My sentimentality towards these characters sometimes overrides their stupidity, but overall I was happy to see the Morris Island pack together again. The sheer amount of minor characters featured at various points in this book overwhelmed me, but I appreciate the effort to link all their previous adventures together in their goodbye.
Although Tory's expansive knowledge still comes across as a bit too convenient and mature of her fifteen-years, I still loved every minute of her. She makes some pretty stupid decisions in this book, particularly on the romance front, but her moments of practicality and quite honestly her actions throughout the whole series were more important to me. (This will be one of the only times I don't rant about an unnecessary love triangle.)
I still don't like Chance, and, like Ben, still don't understand why they'd trust him with a crayon, let alone their secrets. I understand that Tory owes him, but the amount of times he goes back on his word and withholds information from them is clear evidence that he is not the best person to involve in your group that's already threatened.
Ben, however, I do like. Though not as much as I think I'm supposed to. Honestly, he hasn't really changed that much in the series - apart from those anger issues - but he's become more and more important to the storylines. This was quite important to me, since at first glance he seems to be the typical male interest that doesn't really have anything else to bring to the table. But Ben's character and decision-making has developed gradually overtime, and now I get his genuine benefit to the group.
Hi and Shelton felt sidelined in this book. Partly because they weren't involved in the love triangle, but also from the lack of mystery genre where they were usually given the opportunity to shine. All they were really given the chance to do this time was make sarcastic and freaked comments whenever they found themselves in inevitable trouble.

I can tell Reichs wanted to do a lot with this last book: there's links to the previous books, and new ideas spanning into different genres. And for once, I don't think the idea itself was a bad one - I love that Tory's faced with more adult decisions, and their abilities are now having consequences. But because of the length of the book everything just became rushed, and most of the little storylines were never developed. (Things like Kit and Whitney's relationship took a really interesting turn, and I would've loved to see how Tory dealt with her dad's decision beyond her initial reaction.) The easy solution to this was basically to have made the book longer.

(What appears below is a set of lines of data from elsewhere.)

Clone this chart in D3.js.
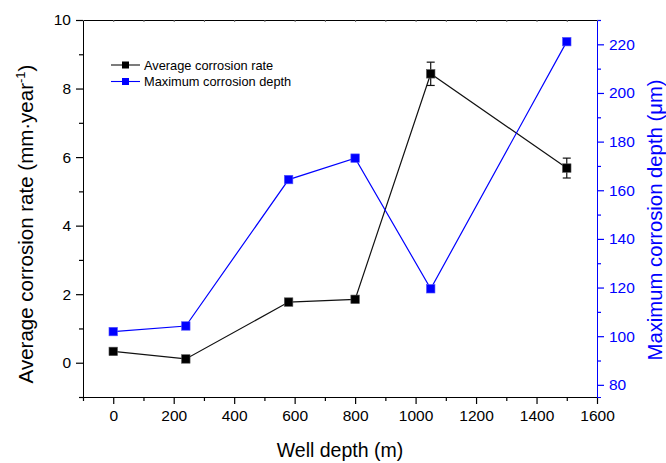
<!DOCTYPE html>
<html>
<head>
<meta charset="utf-8">
<script src="https://cdn.jsdelivr.net/npm/d3@7"></script>
<style>
  body { margin: 0; background: #fff; }
  svg { font-family: "Liberation Sans", Arial, sans-serif; }
  .domain { shape-rendering: crispEdges; }
</style>
</head>
<body>
<svg class="corrosion-chart" width="666" height="463"></svg>
<script>
// values
const depths = [0, 240, 580, 800, 1050, 1500];
const avgRate = [0.33, 0.11, 1.77, 1.85, 8.43, 5.68];
const rateErr = [0, 0, 0, 0, 0.34, 0.29];
const maxDepth = [101.9, 104.2, 164.4, 173.2, 119.5, 221.1];

const xMajor = [0, 200, 400, 600, 800, 1000, 1200, 1400, 1600];
const xMinor = [-100, 100, 300, 500, 700, 900, 1100, 1300, 1500];
const leftMajor = [0, 2, 4, 6, 8, 10];
const leftMinor = [-1, 1, 3, 5, 7, 9];
const rightMajor = [80, 100, 120, 140, 160, 180, 200, 220];
const rightMinor = [90, 110, 130, 150, 170, 190, 210, 230];

const legendNames = ['Average corrosion rate', 'Maximum corrosion depth'];
const blue = '#0000ff';

const svg = d3.select('svg.corrosion-chart');
const pLeft = 83, pRight = 597, pTop = 20, pBottom = 397;

const x = d3.scaleLinear().domain([-100, 1600]).range([pLeft, pRight]);
const yL = d3.scaleLinear().domain([-1, 10]).range([pBottom, pTop]);
const yR = d3.scaleLinear().domain([75, 230]).range([pBottom, pTop]);
const fmt = d3.format('d');

function styleAxis(g, color, size){
  g.selectAll('.domain').attr('stroke', color).attr('stroke-width', 1.3);
  g.selectAll('.tick line').attr('stroke', color).attr('stroke-width', 1.2);
  g.selectAll('.tick text').attr('fill', color).style('font-size', size + 'px');
}

// minor ticks first
svg.append('g').attr('transform', `translate(0,${pBottom})`)
  .call(d3.axisBottom(x).tickValues(xMinor).tickSize(4).tickFormat(''))
  .call(g => styleAxis(g, '#000', 15));
svg.append('g').attr('transform', `translate(${pLeft},0)`)
  .call(d3.axisLeft(yL).tickValues(leftMinor).tickSize(4).tickFormat(''))
  .call(g => styleAxis(g, '#000', 15));
svg.append('g').attr('transform', `translate(${pRight},0)`)
  .call(d3.axisRight(yR).tickValues(rightMinor).tickSize(4).tickFormat(''))
  .call(g => styleAxis(g, blue, 15));

// top frame with tiny inward ticks
svg.append('g').attr('transform', `translate(0,${pTop})`)
  .call(d3.axisTop(x).tickValues(xMajor.concat(xMinor)).tickSize(-2).tickSizeOuter(0).tickFormat(''))
  .call(g => styleAxis(g, '#000', 15))
  .call(g => g.selectAll('.tick line').attr('stroke', '#666').attr('stroke-width', 1));

// major ticks + labels
svg.append('g').attr('transform', `translate(0,${pBottom})`)
  .call(d3.axisBottom(x).tickValues(xMajor).tickSize(7).tickSizeOuter(0).tickPadding(6).tickFormat(fmt))
  .call(g => styleAxis(g, '#000', 15.5));
svg.append('g').attr('transform', `translate(${pLeft},0)`)
  .call(d3.axisLeft(yL).tickValues(leftMajor).tickSize(7).tickSizeOuter(0).tickPadding(5).tickFormat(fmt))
  .call(g => styleAxis(g, '#000', 15.5));
svg.append('g').attr('transform', `translate(${pRight},0)`)
  .call(d3.axisRight(yR).tickValues(rightMajor).tickSize(7).tickSizeOuter(0).tickPadding(5).tickFormat(fmt))
  .call(g => styleAxis(g, blue, 15.5));

// axis titles
svg.append('text').attr('x', (pLeft + pRight) / 2).attr('y', 457)
  .attr('text-anchor', 'middle').style('font-size', '19.5px').text('Well depth (m)');

const lt = svg.append('text')
  .attr('transform', 'translate(33,224) rotate(-90)')
  .attr('text-anchor', 'middle').style('font-size', '20.5px');
lt.append('tspan').text('Average corrosion rate (mm\u00b7year');
lt.append('tspan').attr('dy', -8).style('font-size', '13px').text('-1');
lt.append('tspan').attr('dy', 8).text(')');

svg.append('text')
  .attr('transform', 'translate(662,220) rotate(-90)')
  .attr('text-anchor', 'middle').attr('fill', blue).style('font-size', '20.3px')
  .text('Maximum corrosion depth (\u03bcm)');

// series
const rateData = depths.map((d, i) => ({x: d, y: avgRate[i], e: rateErr[i]}));
const depthData = depths.map((d, i) => ({x: d, y: maxDepth[i]}));

const lineL = d3.line().x(d => x(d.x)).y(d => yL(d.y));
const lineR = d3.line().x(d => x(d.x)).y(d => yR(d.y));

svg.append('path').datum(rateData).attr('d', lineL)
  .attr('fill', 'none').attr('stroke', '#111').attr('stroke-width', 1.2);
svg.append('path').datum(depthData).attr('d', lineR)
  .attr('fill', 'none').attr('stroke', blue).attr('stroke-width', 1.2);

// error bars
const eb = svg.append('g').attr('stroke', '#111').attr('stroke-width', 1.2);
rateData.filter(d => d.e > 0).forEach(d => {
  const cx = x(d.x), y1 = yL(d.y - d.e), y2 = yL(d.y + d.e);
  eb.append('line').attr('x1', cx).attr('x2', cx).attr('y1', y1).attr('y2', y2);
  eb.append('line').attr('x1', cx - 4).attr('x2', cx + 4).attr('y1', y1).attr('y2', y1);
  eb.append('line').attr('x1', cx - 4).attr('x2', cx + 4).attr('y1', y2).attr('y2', y2);
});

const ms = 8.5;
svg.append('g').selectAll('rect').data(rateData).join('rect')
  .attr('x', d => x(d.x) - ms / 2).attr('y', d => yL(d.y) - ms / 2)
  .attr('width', ms).attr('height', ms)
  .attr('fill', '#000').attr('stroke', '#555').attr('stroke-width', 0.6);
svg.append('g').selectAll('rect').data(depthData).join('rect')
  .attr('x', d => x(d.x) - ms / 2).attr('y', d => yR(d.y) - ms / 2)
  .attr('width', ms).attr('height', ms)
  .attr('fill', blue).attr('stroke', '#5555ff').attr('stroke-width', 0.6);

// legend
const legend = svg.append('g').attr('transform', 'translate(111,65)');
legendNames.forEach((name, i) => {
  const c = i === 0 ? '#111' : blue;
  const row = legend.append('g').attr('transform', `translate(0,${i * 16.5})`);
  row.append('line').attr('x1', 0).attr('x2', 29).attr('stroke', c).attr('stroke-width', 1.1);
  row.append('rect').attr('x', 11).attr('y', -3.5).attr('width', 7).attr('height', 7).attr('fill', i === 0 ? '#000' : blue);
  row.append('text').attr('x', 33).attr('y', 4.5).style('font-size', '12.8px').text(name);
});
</script>
</body>
</html>
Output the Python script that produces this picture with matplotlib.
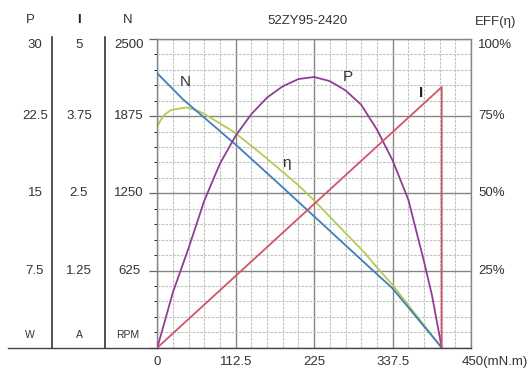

I still liked Terminal (admittedly mostly from sentimentality) and I think any fans of the series would enjoy it. We steer away from the mystery adventure style the books had been taking, and delve further into the realms of something between contemporary and sci-fi. I like where the characters are now - and do really hope to see them in a future seres (please Kathy, please) - but the way we got to the end of the road wasn't what I expected.